New face at Grumbles Alley

Published 8:35 am Sunday, September 12, 2010

Ray Brown puts some finishing touches on the wall near the breaker box Friday as he completed the renovations at The Restaurant on Gumbles' Alley. -- Leesha Faulkner photo

Dianne Smitherman served up sawdust and paint rather than drinks and food at The Restaurant on Grumble’s Alley last week.
Smitherman, who owns the restaurant, dug in deep and gave it a facelift last week, stripping the wall down to brick on one end and giving other walls a fresh coat of paint in the dining area.
The restaurant opens again Monday for lunch and dinner.
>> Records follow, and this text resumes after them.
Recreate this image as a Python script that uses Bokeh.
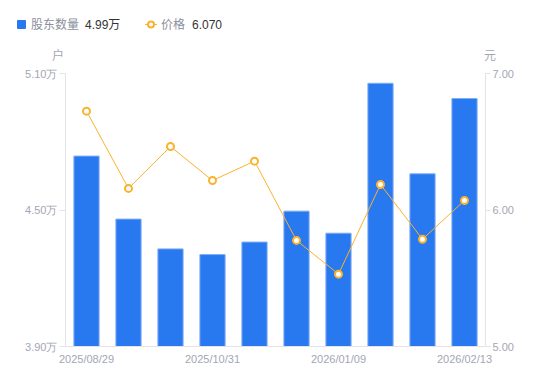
from bokeh.plotting import figure
from bokeh.layouts import column
from bokeh.models import (Range1d, LinearAxis, FixedTicker, CustomJSTickFormatter,
                          Div, ColumnDataSource)
from bokeh.embed import file_html
from bokeh.resources import INLINE

# ---- data ----
dates = ["2025/08/29", "2025/09/19", "2025/09/30", "2025/10/31", "2025/11/20",
         "2025/12/10", "2026/01/09", "2026/01/20", "2026/01/30", "2026/02/13"]
holders = [4.737, 4.460, 4.329, 4.304, 4.359, 4.495, 4.398, 5.057, 4.659, 4.990]  # 万户
price = [6.724, 6.158, 6.465, 6.216, 6.358, 5.777, 5.530, 6.187, 5.786, 6.070]      # 元
shown_idx = [0, 3, 6, 9]
left_ticks = [3.9, 4.5, 5.1]
right_ticks = [5.0, 6.0, 7.0]
series_names = ["股东数量", "价格"]
units = ["户", "元"]

BLUE = "#2878f0"
ORANGE = "#fbb22f"
TICK_COLOR = "#a3a6b5"
AXIS_COLOR = "#e3e4e8"
LEG_GRAY = "#8c8f9c"
FONT = "Liberation Sans"

src = ColumnDataSource(dict(x=list(range(len(dates))), holders=holders, price=price))

p = figure(frame_width=420, frame_height=273,
           x_range=Range1d(-0.5, len(dates) - 0.5),
           y_range=Range1d(left_ticks[0], left_ticks[-1]),
           output_backend="svg", toolbar_location=None,
           min_border_left=65, min_border_right=65, min_border_top=11, min_border_bottom=35)
p.extra_y_ranges = {"price": Range1d(right_ticks[0], right_ticks[-1])}
p.outline_line_color = None
p.xgrid.visible = False
p.ygrid.visible = False
p.background_fill_color = "white"
p.border_fill_color = "white"

p.vbar(x="x", top="holders", bottom=left_ticks[0], width=0.6, source=src,
       fill_color=BLUE, line_color="#80acf6", line_width=1)
p.line(x="x", y="price", source=src, y_range_name="price", line_color=ORANGE, line_width=1)
p.scatter(x="x", y="price", source=src, y_range_name="price", size=7,
          fill_color="white", line_color=ORANGE, line_width=2)

def style_axis(ax):
    ax.axis_line_color = AXIS_COLOR
    ax.major_tick_line_color = AXIS_COLOR
    ax.minor_tick_line_color = None
    ax.major_tick_in = 0
    ax.major_label_text_color = TICK_COLOR
    ax.major_label_text_font = FONT
    ax.major_label_text_font_size = "11px"

# left axis
ly = p.yaxis[0]
style_axis(ly)
ly.ticker = FixedTicker(ticks=left_ticks)
ly.formatter = CustomJSTickFormatter(code="return tick.toFixed(2) + '万'")
ly.major_tick_out = 6
ly.major_label_standoff = 2

# right axis
ry = LinearAxis(y_range_name="price")
style_axis(ry)
ry.ticker = FixedTicker(ticks=right_ticks)
ry.formatter = CustomJSTickFormatter(code="return tick.toFixed(2)")
ry.major_tick_out = 5
ry.major_label_standoff = 2
p.add_layout(ry, "right")

# bottom axis
bx = p.xaxis[0]
style_axis(bx)
bx.ticker = FixedTicker(ticks=shown_idx)
bx.major_label_overrides = {i: dates[i] for i in shown_idx}
bx.major_tick_out = 0
bx.major_label_standoff = 6

# ---- legend & unit header (HTML, real text) ----
ff = "font-family:'Liberation Sans','Noto Sans CJK SC',sans-serif;"
def span(left, top, text, color, size=12):
    return (f'<span style="position:absolute;left:{left}px;top:{top}px;{ff}'
            f'font-size:{size}px;line-height:14px;color:{color};white-space:nowrap">{text}</span>')

icon_line = (f'<svg style="position:absolute;left:145px;top:19px" width="12" height="11">'
             f'<line x1="0" y1="5.5" x2="12" y2="5.5" stroke="{ORANGE}" stroke-width="1"/>'
             f'<circle cx="6" cy="5.5" r="3" fill="white" stroke="{ORANGE}" stroke-width="2"/></svg>')
html = (
    '<div style="position:relative;width:550px;height:62px;background:white">'
    f'<span style="position:absolute;left:17px;top:20px;width:9px;height:9px;'
    f'background:{BLUE};border-radius:1px"></span>'
    + span(31, 17.5, series_names[0], LEG_GRAY)
    + span(85, 17.5, f"{holders[-1]:.2f}万", "#333333")
    + icon_line
    + span(161, 17.5, series_names[1], LEG_GRAY)
    + span(192, 17.5, f"{price[-1]:.3f}", "#333333")
    + span(52, 49, units[0], TICK_COLOR)
    + span(484, 49, units[1], TICK_COLOR)
    + '</div>'
)
header = Div(text=html, width=550, height=62, margin=0)

layout = column(header, p, spacing=0)
open("out.html", "w").write(file_html(layout, INLINE))
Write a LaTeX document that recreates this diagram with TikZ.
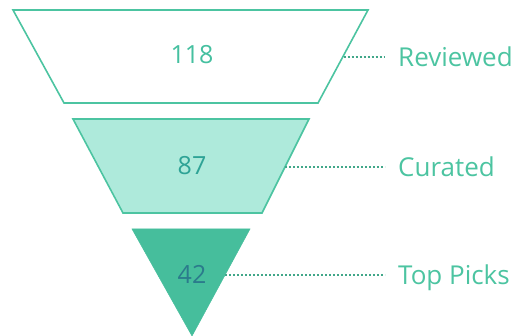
\documentclass[tikz,border=0pt]{standalone}
\usepackage{fontspec}
\setmainfont{Open Sans}
\usetikzlibrary{positioning}
\definecolor{tealline}{HTML}{4CC4A1}
\definecolor{mintfill}{HTML}{AEEADB}
\definecolor{deepfill}{HTML}{46BE9C}
\definecolor{numA}{HTML}{45C0A0}
\definecolor{numB}{HTML}{2EA396}
\definecolor{numC}{HTML}{2B7B8C}
\tikzstyle{stage} = [draw=tealline, line width=1.6pt, line join=miter]
\tikzstyle{count} = [font=\fontsize{25}{28}\selectfont, inner sep=0pt]
\tikzstyle{tag} = [font=\fontsize{26}{30}\selectfont, text=tealline, anchor=west, inner xsep=13pt, inner ysep=0pt, text height=18.5pt, text depth=0pt]
\tikzstyle{link} = [draw=tealline!85!black, line width=1.2pt, dash pattern=on 2.4pt off 1.6pt]

\begin{document}
\begin{tikzpicture}[x=1pt, y=-1pt]
\useasboundingbox (0,0) rectangle (516,336);

% Shapes
\draw [stage, fill=white] (13,10) -- (368,10) -- (318,103) -- (64,103) -- cycle;
\draw [stage, fill=mintfill] (73,119) -- (309,119) -- (262,213) -- (123,213) -- cycle;
\draw [stage, draw=deepfill, fill=deepfill, line width=0.5pt] (132,229) -- (250,229) -- (192,336) -- cycle;

% Nodes
\node (reviewed) [count, text=numA] at (192,55) {118};
\node (curated) [count, text=numB] at (192,166) {87};
\node (toppicks) [count, text=numC] at (192,274) {42};
\coordinate (edgeA) at (343.5,57);
\coordinate (edgeB) at (285,167);
\coordinate (edgeC) at (225,275);
\node (tagA) [tag] at (385,57) {Reviewed};
\node (tagB) [tag] at (385,167) {Curated};
\node (tagC) [tag] at (385,275) {Top Picks};

% Links
\draw [link] (edgeA) -- (tagA);
\draw [link] (edgeB) -- (tagB);
\draw [link] (edgeC) -- (tagC);

\end{tikzpicture}
\end{document}
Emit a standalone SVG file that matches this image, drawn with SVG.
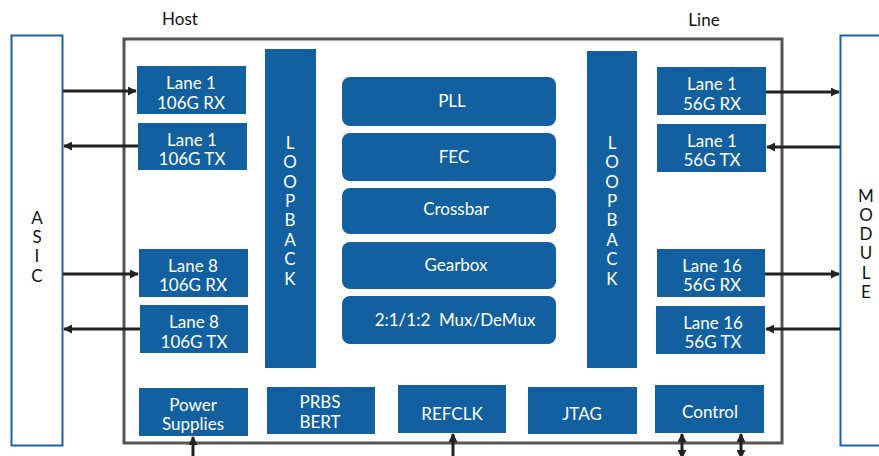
<svg xmlns="http://www.w3.org/2000/svg" width="879" height="456" viewBox="0 0 879 456">
<style>
.b{fill:#12609f}
.t{fill:#fff;font-family:Lato,"Open Sans",sans-serif;font-size:17px;text-anchor:middle}
.k{fill:#111;font-family:Lato,"Open Sans",sans-serif;font-size:17px;text-anchor:middle}
.c{stroke:#222;stroke-width:3;fill:none}
</style>
<defs>
<marker id="a" viewBox="0 0 10 10" refX="9" refY="5" markerWidth="3" markerHeight="3" orient="auto-start-reverse"><path d="M0,0L10,5L0,10z" fill="#222"/></marker>
</defs>
<rect width="879" height="456" fill="#fff"/>
<text class="k" x="180" y="25">Host</text>
<text class="k" x="704" y="26">Line</text>
<rect x="124" y="39" width="658" height="404" fill="none" stroke="#555" stroke-width="3"/>
<g id="asic"><rect x="11.5" y="35.5" width="51" height="410" fill="none" stroke="#1a64a6" stroke-width="2"/>
<text class="k" x="37" y="224">A</text><text class="k" x="37" y="243">S</text><text class="k" x="37" y="262">I</text><text class="k" x="37" y="282">C</text></g>
<g id="module"><rect x="840.5" y="35.5" width="50" height="410" fill="none" stroke="#1a64a6" stroke-width="2"/>
<text class="k" x="866" y="202">M</text><text class="k" x="866" y="221">O</text><text class="k" x="866" y="240">D</text><text class="k" x="866" y="259">U</text><text class="k" x="866" y="279">L</text><text class="k" x="866" y="298">E</text></g>
<g id="h1rx"><rect class="b" x="137" y="66" width="109" height="48"/><text class="t" x="191" y="89">Lane 1</text><text class="t" x="191" y="109">106G RX</text></g>
<g id="h1tx"><rect class="b" x="138" y="123" width="109" height="47"/><text class="t" x="192" y="146">Lane 1</text><text class="t" x="192" y="165">106G TX</text></g>
<g id="h8rx"><rect class="b" x="139" y="249" width="109" height="48"/><text class="t" x="193" y="272">Lane 8</text><text class="t" x="193" y="291">106G RX</text></g>
<g id="h8tx"><rect class="b" x="140" y="305" width="108" height="48"/><text class="t" x="194" y="328">Lane 8</text><text class="t" x="194" y="348">106G TX</text></g>
<g id="lbl"><rect class="b" x="265" y="49" width="51" height="319"/>
<g class="t"><text x="290" y="149">L</text><text x="290" y="168">O</text><text x="290" y="188">O</text><text x="290" y="207">P</text><text x="290" y="226">B</text><text x="290" y="246">A</text><text x="290" y="265">C</text><text x="290" y="285">K</text></g></g>
<g id="lbr"><rect class="b" x="587" y="51" width="50" height="317"/>
<g class="t"><text x="612" y="149">L</text><text x="612" y="168">O</text><text x="612" y="188">O</text><text x="612" y="207">P</text><text x="612" y="226">B</text><text x="612" y="246">A</text><text x="612" y="265">C</text><text x="612" y="285">K</text></g></g>
<g id="pll"><rect class="b" x="342" y="77" width="214" height="49" rx="8"/><text class="t" x="452" y="107">PLL</text></g>
<g id="fec"><rect class="b" x="342" y="133" width="214" height="48" rx="8"/><text class="t" x="454" y="163">FEC</text></g>
<g id="xbar"><rect class="b" x="342" y="188" width="214" height="46" rx="8"/><text class="t" x="456" y="215">Crossbar</text></g>
<g id="gear"><rect class="b" x="342" y="242" width="214" height="47" rx="8"/><text class="t" x="456" y="271">Gearbox</text></g>
<g id="mux"><rect class="b" x="342" y="296" width="214" height="48" rx="8"/><text class="t" x="455" y="326" style="white-space:pre">2:1/1:2  Mux/DeMux</text></g>
<g id="l1rx"><rect class="b" x="657" y="67" width="109" height="48"/><text class="t" x="712" y="90">Lane 1</text><text class="t" x="712" y="110">56G RX</text></g>
<g id="l1tx"><rect class="b" x="657" y="124" width="109" height="48"/><text class="t" x="712" y="147">Lane 1</text><text class="t" x="712" y="166">56G TX</text></g>
<g id="l16rx"><rect class="b" x="657" y="249" width="108" height="48"/><text class="t" x="712" y="272">Lane 16</text><text class="t" x="712" y="291">56G RX</text></g>
<g id="l16tx"><rect class="b" x="656" y="306" width="109" height="48"/><text class="t" x="713" y="329">Lane 16</text><text class="t" x="713" y="348">56G TX</text></g>
<g id="pwr"><rect class="b" x="139" y="388" width="109" height="48"/><text class="t" x="193" y="411">Power</text><text class="t" x="193" y="430">Supplies</text></g>
<g id="prbs"><rect class="b" x="267" y="387" width="108" height="47"/><text class="t" x="320" y="408">PRBS</text><text class="t" x="320" y="428">BERT</text></g>
<g id="refclk"><rect class="b" x="398" y="385" width="108" height="48"/><text class="t" x="452" y="420">REFCLK</text></g>
<g id="jtag"><rect class="b" x="528" y="387" width="109" height="47"/><text class="t" x="582" y="420">JTAG</text></g>
<g id="ctrl"><rect class="b" x="655" y="385" width="109" height="48"/><text class="t" x="710" y="418">Control</text></g>
<g id="connectors" class="c">
<line x1="63" y1="91" x2="136" y2="91" marker-end="url(#a)"/>
<line x1="138" y1="146" x2="64" y2="146" marker-end="url(#a)"/>
<line x1="63" y1="274" x2="138" y2="274" marker-end="url(#a)"/>
<line x1="140" y1="329" x2="64" y2="329" marker-end="url(#a)"/>
<line x1="766" y1="92" x2="839" y2="92" marker-end="url(#a)"/>
<line x1="840" y1="147" x2="767" y2="147" marker-end="url(#a)"/>
<line x1="765" y1="274" x2="839" y2="274" marker-end="url(#a)"/>
<line x1="840" y1="329" x2="766" y2="329" marker-end="url(#a)"/>
<line x1="193" y1="456" x2="193" y2="437" marker-end="url(#a)"/>
<line x1="453" y1="456" x2="453" y2="434" marker-end="url(#a)"/>
<line x1="682" y1="458" x2="682" y2="434" marker-start="url(#a)" marker-end="url(#a)"/>
<line x1="741" y1="458" x2="741" y2="434" marker-start="url(#a)" marker-end="url(#a)"/>
</g>
</svg>
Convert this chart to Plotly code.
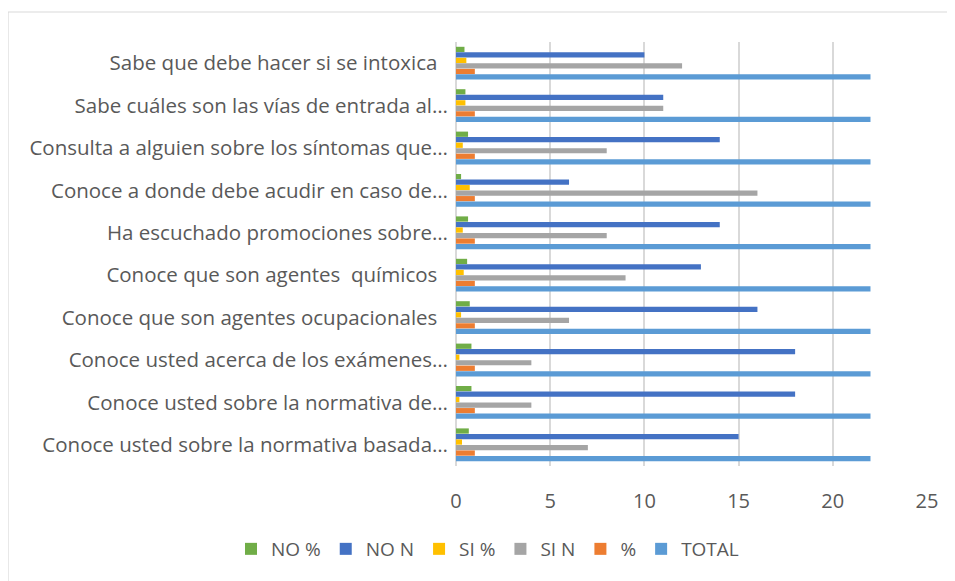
import plotly.graph_objects as go

categories = [
    "Sabe que debe hacer si se intoxica\u00a0\u00a0",
    "Sabe cuáles son las vías de entrada al…",
    "Consulta a alguien sobre los síntomas que…",
    "Conoce a donde debe acudir en caso de…",
    "Ha escuchado promociones sobre…",
    "Conoce que son agentes\u00a0\u00a0químicos\u00a0\u00a0",
    "Conoce que son agentes ocupacionales\u00a0\u00a0",
    "Conoce usted acerca de los exámenes…",
    "Conoce usted sobre la normativa de…",
    "Conoce usted sobre la normativa basada…",
]
no_pct = [0.45, 0.5, 0.64, 0.27, 0.64, 0.59, 0.73, 0.82, 0.82, 0.68]
no_n = [10, 11, 14, 6, 14, 13, 16, 18, 18, 15]
si_pct = [0.55, 0.5, 0.36, 0.73, 0.36, 0.41, 0.27, 0.18, 0.18, 0.32]
si_n = [12, 11, 8, 16, 8, 9, 6, 4, 4, 7]
pct = [1, 1, 1, 1, 1, 1, 1, 1, 1, 1]
total = [22, 22, 22, 22, 22, 22, 22, 22, 22, 22]

series = [
    ("NO %", no_pct, "#70AD47"),
    ("NO N", no_n, "#4472C4"),
    ("SI %", si_pct, "#FFC000"),
    ("SI N", si_n, "#A5A5A5"),
    ("%", pct, "#ED7D31"),
    ("TOTAL", total, "#5B9BD5"),
]

fig = go.Figure()
for name, vals, col in series:
    fig.add_trace(go.Bar(y=categories, x=vals, name=name, orientation="h",
                         marker=dict(color=col, line=dict(width=0))))

# page body has an 8px margin, so figure coords = screen coords - 8
W, H = 955, 581
L, R, T, B = 448, 36, 34, 123
pw, ph = W - L - R, H - T - B

def px(x):
    return (x - L) / pw

def py(y):
    return (H - B - y) / ph

fig.update_layout(
    width=W, height=H,
    margin=dict(l=L, r=R, t=T, b=B),
    paper_bgcolor="white", plot_bgcolor="white",
    barmode="group", bargap=0.22, bargroupgap=0.05,
    font=dict(family="Open Sans", color="#595959", size=19),
    showlegend=True,
    legend=dict(orientation="h", xref="paper", yref="paper",
                x=px(223), y=py(541), xanchor="left", yanchor="middle",
                font=dict(size=19, color="#595959"), itemwidth=30,
                tracegroupgap=0, bgcolor="rgba(0,0,0,0)"),
    xaxis=dict(range=[0, 25], dtick=5, showgrid=True, gridcolor="#d9d9d9",
               gridwidth=1.5, zeroline=True, zerolinecolor="#d9d9d9",
               zerolinewidth=1.5, showline=False, ticks="",
               tickfont=dict(size=20, color="#595959"), ticklabelstandoff=21),
    yaxis=dict(autorange="reversed", showgrid=False, ticks="", showline=False,
               tickfont=dict(size=20.5, color="#595959"), ticklabelstandoff=7),
    shapes=[dict(type="rect", xref="paper", yref="paper",
                 x0=px(0), x1=px(975), y0=py(600), y1=py(4),
                 line=dict(color="#d9d9d9", width=1.2), fillcolor="rgba(0,0,0,0)",
                 layer="below")],
)

fig.write_html("out.html")
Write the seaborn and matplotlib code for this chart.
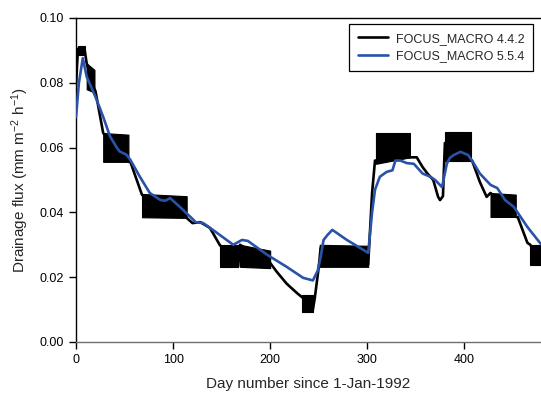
import matplotlib
matplotlib.use("Agg")
import matplotlib.pyplot as plt
import matplotlib.ticker as mticker
import numpy as np
import pandas as pd
import seaborn as sns

# ---------------- data ----------------
series_names = ["FOCUS_MACRO 4.4.2", "FOCUS_MACRO 5.5.4"]
series_colors = ["#000000", "#2a52a8"]

# FOCUS_MACRO 4.4.2 : main path (day, flux)
v442_days = [0, 2, 9, 11, 19, 20, 28, 54, 56, 68, 114, 120, 128, 138, 148,
             167, 169, 200, 207, 217, 228, 233, 244, 246, 250, 252, 301,
             305, 308, 344, 351, 357, 362, 368, 373, 375, 378, 380, 407,
             408, 416, 423, 427, 453, 455, 465, 468, 479]
v442_flux = [0.079, 0.0905, 0.090, 0.086, 0.078, 0.0775, 0.0645, 0.0556,
             0.0556, 0.0454, 0.0383, 0.0367, 0.0370, 0.0352, 0.0300,
             0.0232, 0.0300, 0.0244, 0.0216, 0.0180, 0.0150, 0.0138,
             0.0100, 0.0136, 0.0230, 0.0290, 0.0240, 0.0460, 0.0560,
             0.0570, 0.0570, 0.0540, 0.0520, 0.0500, 0.0448, 0.0438,
             0.0450, 0.0614, 0.0560, 0.0560, 0.0494, 0.0448, 0.0460,
             0.0386, 0.0386, 0.0306, 0.0300, 0.0240]

# FOCUS_MACRO 4.4.2 : periods of rapid (diurnal) oscillation, drawn as envelopes
band_start = [2, 11, 28, 68, 148, 169, 233, 251, 309, 380, 427, 468]
band_end = [9, 19, 54, 114, 167, 200, 244, 301, 344, 407, 453, 480]
band_low0 = [0.0885, 0.078, 0.0556, 0.0385, 0.0232, 0.0232, 0.0093, 0.0232, 0.0550, 0.0560, 0.0386, 0.0238]
band_low1 = [0.0885, 0.077, 0.0556, 0.0383, 0.0232, 0.0228, 0.0093, 0.0232, 0.0570, 0.0560, 0.0386, 0.0238]
band_high0 = [0.0915, 0.086, 0.0645, 0.0457, 0.0300, 0.0300, 0.0145, 0.0300, 0.0645, 0.0648, 0.0460, 0.0300]
band_high1 = [0.0915, 0.084, 0.0640, 0.0450, 0.0300, 0.0282, 0.0145, 0.0297, 0.0645, 0.0648, 0.0455, 0.0300]

# FOCUS_MACRO 5.5.4
v554_days = [0, 3, 7, 11, 20, 28, 35, 42, 45, 52, 56, 66, 76, 87, 92, 97,
             107, 121, 123, 131, 141, 162, 171, 177, 197, 217, 234, 244,
             249, 252, 255, 259, 264, 267, 279, 300, 301, 305, 308, 313,
             320, 326, 329, 334, 341, 348, 357, 365, 370, 377, 382, 385,
             389, 396, 404, 409, 416, 427, 434, 442, 451, 465, 479]
v554_flux = [0.0694, 0.0800, 0.0876, 0.0819, 0.0757, 0.0695, 0.0635,
             0.0600, 0.0588, 0.0578, 0.0562, 0.0509, 0.0460, 0.0438,
             0.0436, 0.0444, 0.0417, 0.0377, 0.0370, 0.0367, 0.0346,
             0.0300, 0.0315, 0.0312, 0.0269, 0.0232, 0.0198, 0.0190,
             0.0220, 0.0262, 0.0315, 0.0330, 0.0346, 0.0340, 0.0315,
             0.0277, 0.0275, 0.0400, 0.0470, 0.0510, 0.0525, 0.0530,
             0.0560, 0.0560, 0.0552, 0.0550, 0.0520, 0.0510, 0.0500,
             0.0478, 0.0550, 0.0568, 0.0577, 0.0587, 0.0577, 0.0555,
             0.0520, 0.0485, 0.0475, 0.0438, 0.0417, 0.0355, 0.0302]

x_ticks = [0, 100, 200, 300, 400]
y_ticks = [0.00, 0.02, 0.04, 0.06, 0.08, 0.10]
x_label = "Day number since 1-Jan-1992"
y_label = "Drainage flux (mm m$^{-2}$ h$^{-1}$)"

# ---------------- plot ----------------
sns.set_style("ticks")
plt.rcParams["font.family"] = ["Liberation Sans", "DejaVu Sans"]
plt.rcParams["mathtext.default"] = "regular"

df = pd.concat([
    pd.DataFrame({"day": v442_days, "flux": v442_flux, "model": series_names[0]}),
    pd.DataFrame({"day": v554_days, "flux": v554_flux, "model": series_names[1]}),
], ignore_index=True)

fig = plt.figure(figsize=(5.41, 3.97), dpi=100)
ax = fig.add_axes([76 / 541, 1 - 342 / 397, 1 - 76 / 541, (342 - 18) / 397])

for s, e, l0, l1, h0, h1 in zip(band_start, band_end, band_low0, band_low1,
                                band_high0, band_high1):
    ax.fill_between([s, e], [l0, l1], [h0, h1], color=series_colors[0],
                    linewidth=0.8, edgecolor=series_colors[0], zorder=2)

sns.lineplot(data=df, x="day", y="flux", hue="model",
             palette=dict(zip(series_names, series_colors)),
             estimator=None, sort=False, linewidth=1.9, ax=ax, zorder=3)
for ln in ax.lines:
    ln.set_solid_joinstyle("round")

ax.set_xlim(0, 479)
ax.set_ylim(0, 0.10)
ax.set_xticks(x_ticks)
ax.set_yticks(y_ticks)
ax.yaxis.set_major_formatter(mticker.FormatStrFormatter("%.2f"))
ax.tick_params(direction="out", length=5, width=1, labelsize=9,
               colors="black", pad=3.5)
ax.set_xlabel(x_label, fontsize=11, labelpad=8)
ax.set_ylabel(y_label, fontsize=11, labelpad=6)

ax.spines["right"].set_visible(False)
for side in ["top", "left"]:
    ax.spines[side].set_color("black")
    ax.spines[side].set_linewidth(1)
ax.spines["bottom"].set_color("#707070")
ax.spines["bottom"].set_linewidth(1)

leg = ax.legend(loc="upper right",
                bbox_to_anchor=((533 - 76) / 465, (342 - 24) / 324),
                borderaxespad=0, fontsize=9, frameon=True, fancybox=False,
                edgecolor="black", framealpha=1, handlelength=2.4,
                handletextpad=0.6, borderpad=0.7, labelspacing=0.45)
leg.get_frame().set_linewidth(0.9)
for h in leg.get_lines():
    h.set_linewidth(1.9)

fig.savefig("out.png", dpi=100)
Diners will get more surprises from the facelift, she promises.
“It was time to do something,” Smitherman said, as she scurried around a nearly empty dining room. “There’s so much going on behind us with the park, I thought it would be a good time to give this more of a river look.”
And that’s what she has accomplished, pulling out the bar and installing new shelving.
The restaurant hasn’t undergone a renovation in about a quarter of a century, according to Martha P. Strickland, who once owned the place with her husband, Howard.
“She has a lot of courage to do this,” Strickland said.
Smitherman hopes the renovation will encourage people to come down to her site on Water Avenue and partake of the fare, which isn’t likely to change much.
“I may add a few things, but none of the sandwiches will change,” she said of customer favorites.
The week’s worth of work wasn’t without its surprises. Fortunately, Smitherman said, plenty of friends around town had the supplies and the skills to get the project over any humps.
“It’s great to be in a small town. I had a lot of help from local people,” she said. “I could not — repeat — could not have done it without them, from refrigeration people to PepsiCo. I am so glad I went local with Pepsi.”
Smitherman decided a local renovation meant doing business with local people. Everything except the carpet was purchased locally.
“NTL, Carpet Plus and Cover It — Chris, Diana and Nat — were absolutely wonderful,” she said. “They were fantastic. Them, and my dear friend, Paul.”
Smitherman is convinced if Selma would buy Selma, it might make a difference.
“We have to help out each other,” she said. “That’s how we will survive.”
Smitherman looked around the disheveled dining room.
“I don’t have much time,” she said. “But I think you’ll like the changes. Come on in Monday and tell me what you think.”